Advice from Teachers

Street Law’s Legal Life Skills (LLS) program typically focuses on training and support community volunteers to deliver LLS lessons in community-based programs and some schools. This past school year, Street Law embarked upon a pilot program to introduce LLS lessons to classroom teachers. Two dozen teachers from across the U.S. received access to all 20 LLS lessons, participated in a brief collaborative planning workshop, and participated in a Q&A with former LLS participant Brittney Booze, who offered teachers insight and advice about integrating the lessons into instruction. They were then asked to teach at least four lessons in their classrooms, then provide Street Law with feedback on the lessons and the ways that they modified the lessons to suit their class’s needs. Lessons reached more than 1,000 students in a variety of different high school courses.

Overall, teachers said:

  • The lessons are valuable additions to their courses
  • The lessons fill content and/or skills gaps not otherwise found in their courses
  • They would use the lessons again

The most used lessons of the 20-lesson set were:

  • Introduction to the Juvenile Justice System
  • Introduction to Criminal Law: Should It Be a Crime?
  • Use of Force or Deadly Force
  • Guns Laws: What Are They? What Should They Be?

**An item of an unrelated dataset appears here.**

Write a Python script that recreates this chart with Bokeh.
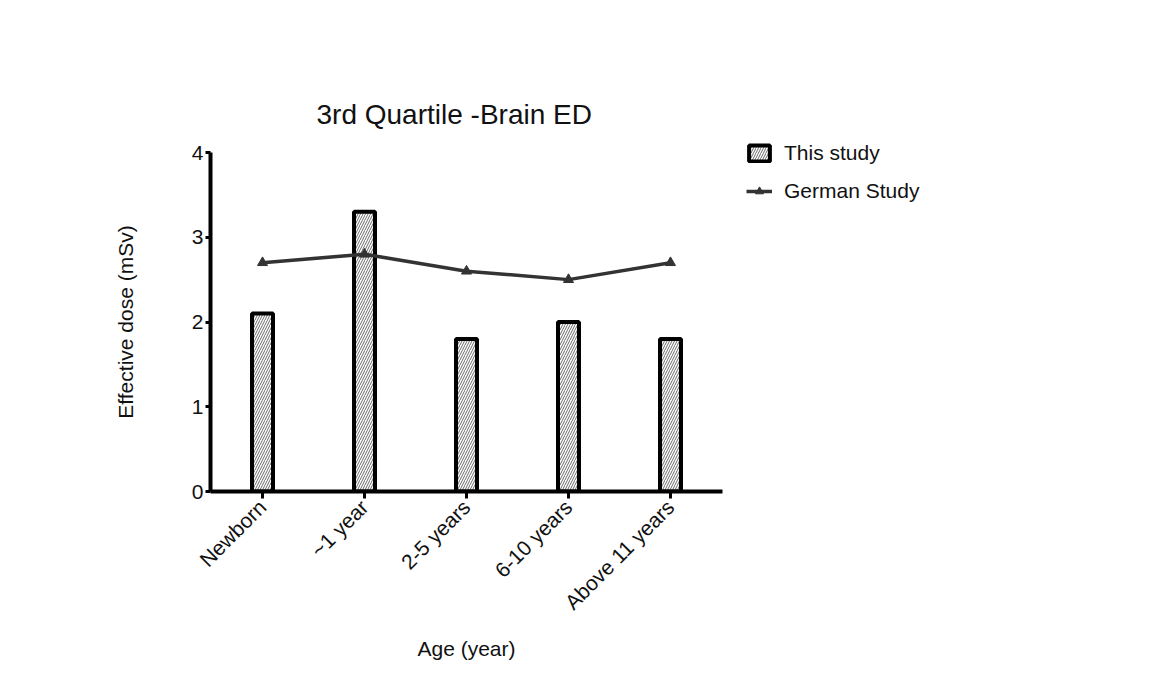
import math
from bokeh.plotting import figure
from bokeh.models import ColumnDataSource, FixedTicker, Legend, LegendItem, Range1d
from bokeh.embed import file_html
from bokeh.resources import INLINE

categories = ["Newborn", "~1 year", "2-5 years", "6-10 years", "Above 11 years"]
this_study = [2.1, 3.3, 1.8, 2.0, 1.8]
german_study = [2.7, 2.8, 2.6, 2.5, 2.7]
y_ticks = [0, 1, 2, 3, 4]

FONT = "Liberation Sans"
xs = list(range(len(categories)))
src = ColumnDataSource(dict(x=xs, this=this_study, german=german_study))

p = figure(frame_width=512, frame_height=339, output_backend="svg", toolbar_location=None,
           x_range=Range1d(-0.51, 4.51), y_range=Range1d(0, 4),
           min_border_left=210, min_border_right=0, min_border_top=152, min_border_bottom=194)
p.outline_line_color = None
p.xgrid.grid_line_color = None
p.ygrid.grid_line_color = None
p.background_fill_color = "white"
p.border_fill_color = "white"

p.title.text = "3rd Quartile -Brain ED"
p.title.align = "left"
p.title.text_font = FONT
p.title.text_font_size = "28px"
p.title.text_font_style = "normal"
p.title.text_color = "#111111"
p.title.offset = 106
p.title.standoff = 45

bars = p.vbar(x="x", top="this", width=0.206, source=src, bottom=0,
              fill_color="white", line_color="black", line_width=4,
              hatch_pattern="/", hatch_color="#444444", hatch_scale=5, hatch_weight=0.8)
line = p.line(x="x", y="german", source=src, line_color="#333333", line_width=3.5)
pts = p.scatter(x="x", y="german", source=src, marker="triangle", size=10,
                fill_color="#333333", line_color="#333333")

legend = Legend(items=[LegendItem(label="This study", renderers=[bars]),
                       LegendItem(label="German Study", renderers=[line, pts])],
                location=(24, 288), border_line_color=None, background_fill_alpha=0,
                padding=0, margin=0,
                label_text_font=FONT, label_text_font_size="21px", label_standoff=12,
                label_text_color="#111111",
                glyph_width=26, glyph_height=20, spacing=14)
p.add_layout(legend, "right")

for ax in (p.xaxis[0], p.yaxis[0]):
    ax.axis_line_width = 4
    ax.axis_line_color = "black"
    ax.major_tick_line_width = 3
    ax.major_tick_line_color = "black"
    ax.minor_tick_line_color = None
    ax.major_tick_in = 0
    ax.major_label_text_font = FONT
    ax.major_label_text_font_size = "21px"
    ax.major_label_text_color = "#111111"
    ax.axis_label_text_font = FONT
    ax.axis_label_text_font_size = "21px"
    ax.axis_label_text_font_style = "normal"
    ax.axis_label_text_color = "#111111"

p.xaxis.ticker = FixedTicker(ticks=xs)
p.xaxis.major_label_overrides = {i: c for i, c in enumerate(categories)}
p.xaxis.major_label_orientation = math.pi / 4
p.xaxis.major_tick_out = 7
p.xaxis.axis_label = "Age (year)"
p.xaxis.axis_label_standoff = 12

p.yaxis.ticker = FixedTicker(ticks=y_ticks)
p.yaxis.major_tick_out = 5
p.yaxis.axis_label = "Effective dose (mSv)"
p.yaxis.axis_label_standoff = 52
p.yaxis.major_label_standoff = 2

open("out.html", "w").write(file_html(p, INLINE))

Many of the teachers in the pilot program taught law and government courses, so frequently used lessons skew in that direction. A few teachers from the pilot program taught college and career seminar courses, peer mediation, U.S. history, career technical education (CTE) courses, business law, and economics. Popular lessons from these teachers include:

  • Dating and Sexual Assault
  • Negotiating and Signing a Residential Lease
  • Interviewing for a Job: Know Your Strengths and Your Rights
  • What Does a Good Citizen Know, Believe, and Do?

What did teachers say about these lessons?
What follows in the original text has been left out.